L'ancien fief de Shekau sera sans doute à jamais hanté par les violences qu'il a subies : alors qu'il était contraint à la fuite en mars 2015, il avait ordonné que toutes les femmes de Gwoza soient rassemblées et tuées, selon des témoignages recueillis à l'époque par l'AFP. Désormais à Gwoza se dresse un camp de déplacés internes où vivent près de 35 000 autres victimes de la guerre. En tout, un peu moins de 580 000 Nigérians ont fui leurs habitations pour trouver refuge sur des sites de déplacés tels que celui-ci.

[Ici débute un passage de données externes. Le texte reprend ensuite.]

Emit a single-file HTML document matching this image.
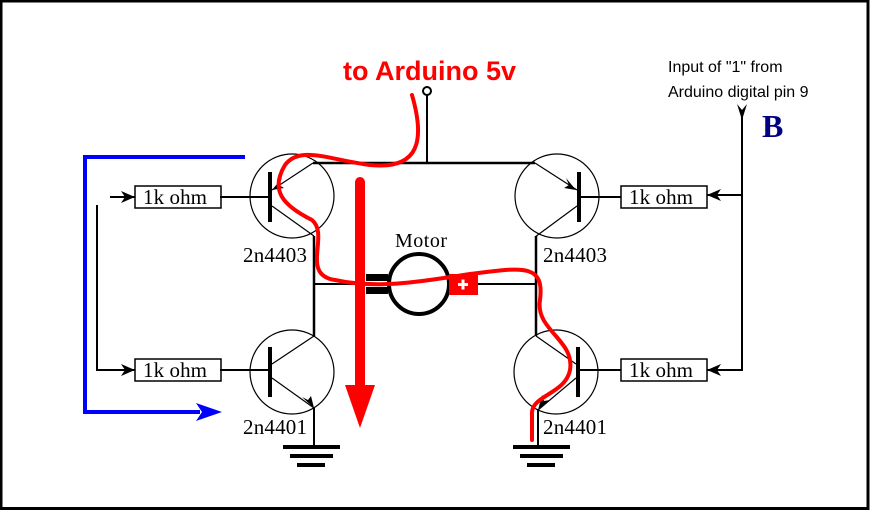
<!DOCTYPE html>
<html><head><meta charset="utf-8"><style>html,body{margin:0;padding:0;background:#fff}svg{display:block}</style></head>
<body>
<svg width="871" height="511" viewBox="0 0 871 511" xmlns="http://www.w3.org/2000/svg">
<rect x="1" y="1" width="867" height="507.5" fill="#fff" stroke="#000" stroke-width="3"/>
<g fill="none" stroke="#000" stroke-width="2">
<line x1="313" y1="163" x2="535" y2="163" stroke-width="2.5"/>
<line x1="427" y1="95" x2="427" y2="163"/>
<line x1="314" y1="236" x2="314" y2="336" stroke-width="2.5"/>
<line x1="314" y1="284" x2="366" y2="284"/>
<line x1="536" y1="236" x2="536" y2="336" stroke-width="2.5"/>
<line x1="478" y1="284" x2="536" y2="284"/>
<circle cx="292" cy="196" r="42" stroke-width="1.2"/>
<circle cx="292" cy="372" r="42" stroke-width="1.2"/>
<circle cx="557" cy="196" r="42" stroke-width="1.2"/>
<circle cx="556" cy="372" r="42" stroke-width="1.2"/>
<line x1="270" y1="172" x2="270" y2="222" stroke-width="4"/>
<line x1="270" y1="347" x2="270" y2="397" stroke-width="4"/>
<line x1="579" y1="172" x2="579" y2="222" stroke-width="4"/>
<line x1="578" y1="347" x2="578" y2="397" stroke-width="4"/>
<line x1="220" y1="197" x2="270" y2="197"/>
<line x1="220" y1="370" x2="270" y2="370"/>
<line x1="579" y1="197" x2="621" y2="197"/>
<line x1="578" y1="370" x2="621" y2="370"/>
<g stroke-width="1.2">
<line x1="272" y1="190" x2="313" y2="163"/><line x1="272" y1="206" x2="314" y2="236"/>
<line x1="272" y1="364" x2="314" y2="336"/><line x1="272" y1="378" x2="314" y2="408"/>
<line x1="577" y1="190" x2="535" y2="163"/><line x1="577" y1="206" x2="535" y2="237"/>
<line x1="576" y1="364" x2="536" y2="336"/><line x1="576" y1="378" x2="538" y2="410"/>
</g>
<line x1="314" y1="408" x2="314" y2="447"/>
<line x1="538" y1="410" x2="538" y2="447"/>
<rect x="135" y="186" width="86" height="22" stroke-width="1.5"/>
<rect x="135" y="359" width="86" height="22" stroke-width="1.5"/>
<rect x="621" y="186" width="86" height="22" stroke-width="1.5"/>
<rect x="621" y="359" width="86" height="22" stroke-width="1.5"/>
<line x1="110" y1="197" x2="135" y2="197"/>
<polyline points="97,205 97,370 135,370"/>
<polyline points="742,110 742,370 707,370"/>
<line x1="742" y1="195" x2="707" y2="195"/>
</g>
<circle cx="427" cy="91" r="4" fill="#fff" stroke="#000" stroke-width="2"/>
<g fill="#000">
<path d="M135,197 l-14,-6 4,6 -4,6z"/>
<path d="M135,370 l-14,-6 4,6 -4,6z"/>
<path d="M707,195 l14,-6 -4,6 4,6z"/>
<path d="M707,370 l14,-6 -4,6 4,6z"/>
<path d="M742,120 l-5,-16 5,6 5,-6z"/>
<path d="M272,190 l12,-2 -5,-3 3,-7z"/>
<path d="M576,190 l-12,-2 5,-3 -3,-7z"/>
<path d="M314,408 l-3,-12 -3,4 -6,-3z"/>
<path d="M538,410 l12,-10 -6,1 -2,-6z"/>
<rect x="283" y="445" width="57" height="4"/><rect x="290" y="454" width="43" height="4"/><rect x="297" y="463" width="28" height="4"/>
<rect x="513" y="445" width="57" height="4"/><rect x="520" y="454" width="43" height="4"/><rect x="527" y="463" width="28" height="4"/>
<rect x="366" y="274" width="22" height="7"/><rect x="366" y="287" width="22" height="7"/>
</g>
<circle cx="419" cy="284" r="30" fill="#fff" stroke="#000" stroke-width="4"/>
<rect x="449" y="274" width="29" height="21" fill="#f00"/>
<path d="M458,284.5 h10 M463,279.5 v10" stroke="#fff" stroke-width="3"/>
<polyline points="245,157 85,157 85,412 200,412" fill="none" stroke="#00f" stroke-width="4"/>
<path d="M222,412 l-26,-9 6,9 -6,9z" fill="#00f"/>
<line x1="360" y1="182" x2="360" y2="390" stroke="#f00" stroke-width="10" stroke-linecap="round"/>
<path d="M345,385 L375,385 L360,428z" fill="#f00"/>
<path d="M412,95 C425,140 420,170 370,165 C330,160 300,145 285,165 C270,190 282,205 312,220 C330,235 300,275 335,280 C380,290 430,280 470,274 C520,268 545,262 540,300 C535,330 575,340 570,370 C565,395 530,395 532,415 L532,440" fill="none" stroke="#f00" stroke-width="4" stroke-linecap="round"/>
<g font-family="Liberation Serif, serif" font-size="21" fill="#000">
<text x="143" y="204" textLength="64">1k ohm</text>
<text x="143" y="377" textLength="64">1k ohm</text>
<text x="629" y="204" textLength="64">1k ohm</text>
<text x="629" y="377" textLength="64">1k ohm</text>
<text x="243" y="262" textLength="64">2n4403</text>
<text x="543" y="262" textLength="64">2n4403</text>
<text x="243" y="434" textLength="64">2n4401</text>
<text x="543" y="434" textLength="64">2n4401</text>
<text x="395" y="247" font-size="20" textLength="52">Motor</text>
</g>
<text x="343" y="80" font-family="Liberation Sans, sans-serif" font-weight="bold" font-size="27" fill="#f00">to Arduino 5v</text>
<g font-family="Liberation Sans, sans-serif" font-size="16" fill="#000">
<text x="668" y="72">Input of "1" from</text>
<text x="668" y="97">Arduino digital pin 9</text>
</g>
<text x="762" y="137" font-family="Liberation Serif, serif" font-weight="bold" font-size="32" fill="#000080">B</text>
</svg>
</body></html>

« Nous avions quitté le Cameroun, où nous étions réfugiés, pour rentrer dans notre village et nous nous retrouvions de nouveau réfugiés dans un autre village de notre propre pays. On ne voulait pas ça », dit la jeune femme en hissant un de ses enfants par le bras pour le mettre sur ses genoux. Elle poursuit : « Nous étions bien traités à Gwoza. On nous donnait à manger et il y avait des soins pour les enfants… mais nous étions comme des prisonniers. On nous interdisait de sortir pour aller chercher du bois ou aller au champ à cause de Boko Haram qui pouvait nous attaquer à tout moment. »

En attendant la paix

Il est difficile d'avoir une estimation fiable sur le nombre de familles qui ont ainsi fait l'aller-retour entre le site de Minawao et le Nigeria. Mais la situation est préoccupante pour l'Agence des Nations unies pour les réfugiés (HCR), qui considère encore que, pour le moment, la situation ne permet pas d'organiser un retour dans des conditions minimum de sécurité et de dignité : « L'objectif aujourd'hui est de sensibiliser par tous les moyens la population nigériane sur les risques qu'elle encourt dans pareille entreprise », souligne Geert Van Casteel, adjoint au représentant du HCR au Cameroun, soulignant qu'en mars dernier « les gouvernements nigérian et camerounais ont signé avec (eux) un accord tripartite et se sont engagés à organiser le retour volontaire des réfugiés, lorsque les conditions seront réunies ».

Au mois d'août, quelques mois après avoir tenté de retrouver son village, Amaka s'est fait une raison et a repris le chemin de Minawao, ce petit bout de plaine désertique où la vie est rude mais où il est possible d'aller chercher du bois et de cultiver un petit carré de terre, si loin et si proche de chez elle. Assise sur une natte à même le sol, sous un petit abri de terre cuite au toit de paille, Amaka semble attendre. Elle n'est pas très sûre de son âge, « environ 35 ans », mais ce dont elle est sure, en revanche, c'est qu'elle a déjà passé trop de temps à fuir.

** Les noms ont été changés pour protéger les témoins.